→ **Task to complete**
Produce an exact copy of all the data below, dropping every image.

→ **Supplied material**
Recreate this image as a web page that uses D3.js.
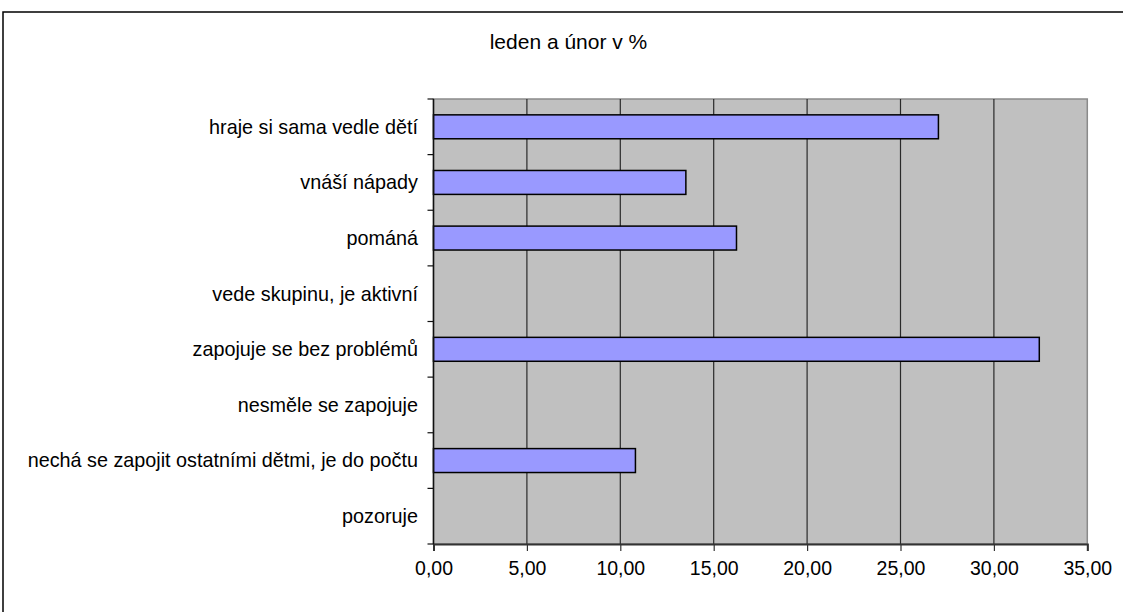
<!DOCTYPE html>
<html><head><meta charset="utf-8">
<script src="https://cdn.jsdelivr.net/npm/d3@7"></script>
<style>html,body{margin:0;padding:0;background:#fff;}svg{display:block;font-family:"Liberation Sans",Arial,sans-serif;}</style>
</head><body>
<script>
const categories = ["hraje si sama vedle dětí","vnáší nápady","pománá","vede skupinu, je aktivní","zapojuje se bez problémů","nesměle se zapojuje","nechá se zapojit ostatními dětmi, je do počtu","pozoruje"];
const values = [27.03, 13.51, 16.22, 0, 32.43, 0, 10.81, 0];
const xTicks = [0,5,10,15,20,25,30,35];
const title = "leden a únor v %";

const W = 1123, H = 612;
const svg = d3.select("body").append("svg").attr("width", W).attr("height", H);

// outer chart frame
svg.append("rect").attr("x",3).attr("y",12).attr("width",W+10).attr("height",H+10)
  .attr("fill","#fff").attr("stroke","#000").attr("stroke-width",1.5);

const L = 433.5, R = 1087.3, T = 99, B = 544;
const x = d3.scaleLinear().domain([0,35]).range([L,R]);
const y = d3.scaleBand().domain(categories).range([T,B]).paddingInner(0.57).paddingOuter(0.285);
const band = d3.scaleBand().domain(categories).range([T,B]);

svg.append("rect").attr("x",L).attr("y",T).attr("width",R-L).attr("height",B-T)
  .attr("fill","#C0C0C0").attr("stroke","#8a8a8a").attr("stroke-width",1.5);

// gridlines
svg.append("g").selectAll("line").data(xTicks.slice(1,-1)).join("line")
  .attr("x1",d=>x(d)).attr("x2",d=>x(d)).attr("y1",T).attr("y2",B)
  .attr("stroke","#2a2a2a").attr("stroke-width",1.2);

// bars
svg.append("g").selectAll("rect").data(categories.map((c,i)=>({c,v:values[i]})).filter(d=>d.v>0)).join("rect")
  .attr("x",x(0)).attr("y",d=>y(d.c)).attr("width",d=>x(d.v)-x(0)).attr("height",y.bandwidth())
  .attr("fill","#9999FF").attr("stroke","#000").attr("stroke-width",1.5);

// x axis
const xAxis = d3.axisBottom(x).tickValues(xTicks).tickSize(7).tickPadding(10)
  .tickFormat(d=>d3.format(".2f")(d).replace(".",","));
const gx = svg.append("g").attr("transform",`translate(0,${B})`).call(xAxis);
gx.select(".domain").attr("stroke","#333").attr("stroke-width",2);
gx.selectAll(".tick line").attr("stroke","#333").attr("stroke-width",1.2);
gx.selectAll("text").attr("font-size",19.5).attr("fill","#000").attr("font-family","Liberation Sans, Arial, sans-serif");

// y axis: ticks at band boundaries
const yBounds = categories.map(c=>band(c)).concat([B]);
svg.append("line").attr("x1",L).attr("x2",L).attr("y1",T).attr("y2",B).attr("stroke","#111").attr("stroke-width",1.5);
svg.append("g").selectAll("line").data(yBounds).join("line")
  .attr("x1",L-6).attr("x2",L).attr("y1",d=>d).attr("y2",d=>d).attr("stroke","#111").attr("stroke-width",1.2);
svg.append("g").selectAll("text").data(categories).join("text")
  .attr("x",418).attr("y",d=>band(d)+band.bandwidth()/2).attr("dy","0.35em")
  .attr("text-anchor","end").attr("font-size",19.8).attr("fill","#000").text(d=>d);

svg.append("text").attr("x",568.5).attr("y",49).attr("text-anchor","middle")
  .attr("font-size",21).attr("fill","#000").text(title);
</script>
</body></html>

→ **Solution to this problem**
Recreate this image as a web page that uses D3.js.
<!DOCTYPE html>
<html><head><meta charset="utf-8">
<script src="https://cdn.jsdelivr.net/npm/d3@7"></script>
<style>html,body{margin:0;padding:0;background:#fff;}svg{display:block;font-family:"Liberation Sans",Arial,sans-serif;}</style>
</head><body>
<script>
const categories = ["hraje si sama vedle dětí","vnáší nápady","pománá","vede skupinu, je aktivní","zapojuje se bez problémů","nesměle se zapojuje","nechá se zapojit ostatními dětmi, je do počtu","pozoruje"];
const values = [27.03, 13.51, 16.22, 0, 32.43, 0, 10.81, 0];
const xTicks = [0,5,10,15,20,25,30,35];
const title = "leden a únor v %";

const W = 1123, H = 612;
const svg = d3.select("body").append("svg").attr("width", W).attr("height", H);

// outer chart frame
svg.append("rect").attr("x",3).attr("y",12).attr("width",W+10).attr("height",H+10)
  .attr("fill","#fff").attr("stroke","#000").attr("stroke-width",1.5);

const L = 433.5, R = 1087.3, T = 99, B = 544;
const x = d3.scaleLinear().domain([0,35]).range([L,R]);
const y = d3.scaleBand().domain(categories).range([T,B]).paddingInner(0.57).paddingOuter(0.285);
const band = d3.scaleBand().domain(categories).range([T,B]);

svg.append("rect").attr("x",L).attr("y",T).attr("width",R-L).attr("height",B-T)
  .attr("fill","#C0C0C0").attr("stroke","#8a8a8a").attr("stroke-width",1.5);

// gridlines
svg.append("g").selectAll("line").data(xTicks.slice(1,-1)).join("line")
  .attr("x1",d=>x(d)).attr("x2",d=>x(d)).attr("y1",T).attr("y2",B)
  .attr("stroke","#2a2a2a").attr("stroke-width",1.2);

// bars
svg.append("g").selectAll("rect").data(categories.map((c,i)=>({c,v:values[i]})).filter(d=>d.v>0)).join("rect")
  .attr("x",x(0)).attr("y",d=>y(d.c)).attr("width",d=>x(d.v)-x(0)).attr("height",y.bandwidth())
  .attr("fill","#9999FF").attr("stroke","#000").attr("stroke-width",1.5);

// x axis
const xAxis = d3.axisBottom(x).tickValues(xTicks).tickSize(7).tickPadding(10)
  .tickFormat(d=>d3.format(".2f")(d).replace(".",","));
const gx = svg.append("g").attr("transform",`translate(0,${B})`).call(xAxis);
gx.select(".domain").attr("stroke","#333").attr("stroke-width",2);
gx.selectAll(".tick line").attr("stroke","#333").attr("stroke-width",1.2);
gx.selectAll("text").attr("font-size",19.5).attr("fill","#000").attr("font-family","Liberation Sans, Arial, sans-serif");

// y axis: ticks at band boundaries
const yBounds = categories.map(c=>band(c)).concat([B]);
svg.append("line").attr("x1",L).attr("x2",L).attr("y1",T).attr("y2",B).attr("stroke","#111").attr("stroke-width",1.5);
svg.append("g").selectAll("line").data(yBounds).join("line")
  .attr("x1",L-6).attr("x2",L).attr("y1",d=>d).attr("y2",d=>d).attr("stroke","#111").attr("stroke-width",1.2);
svg.append("g").selectAll("text").data(categories).join("text")
  .attr("x",418).attr("y",d=>band(d)+band.bandwidth()/2).attr("dy","0.35em")
  .attr("text-anchor","end").attr("font-size",19.8).attr("fill","#000").text(d=>d);

svg.append("text").attr("x",568.5).attr("y",49).attr("text-anchor","middle")
  .attr("font-size",21).attr("fill","#000").text(title);
</script>
</body></html>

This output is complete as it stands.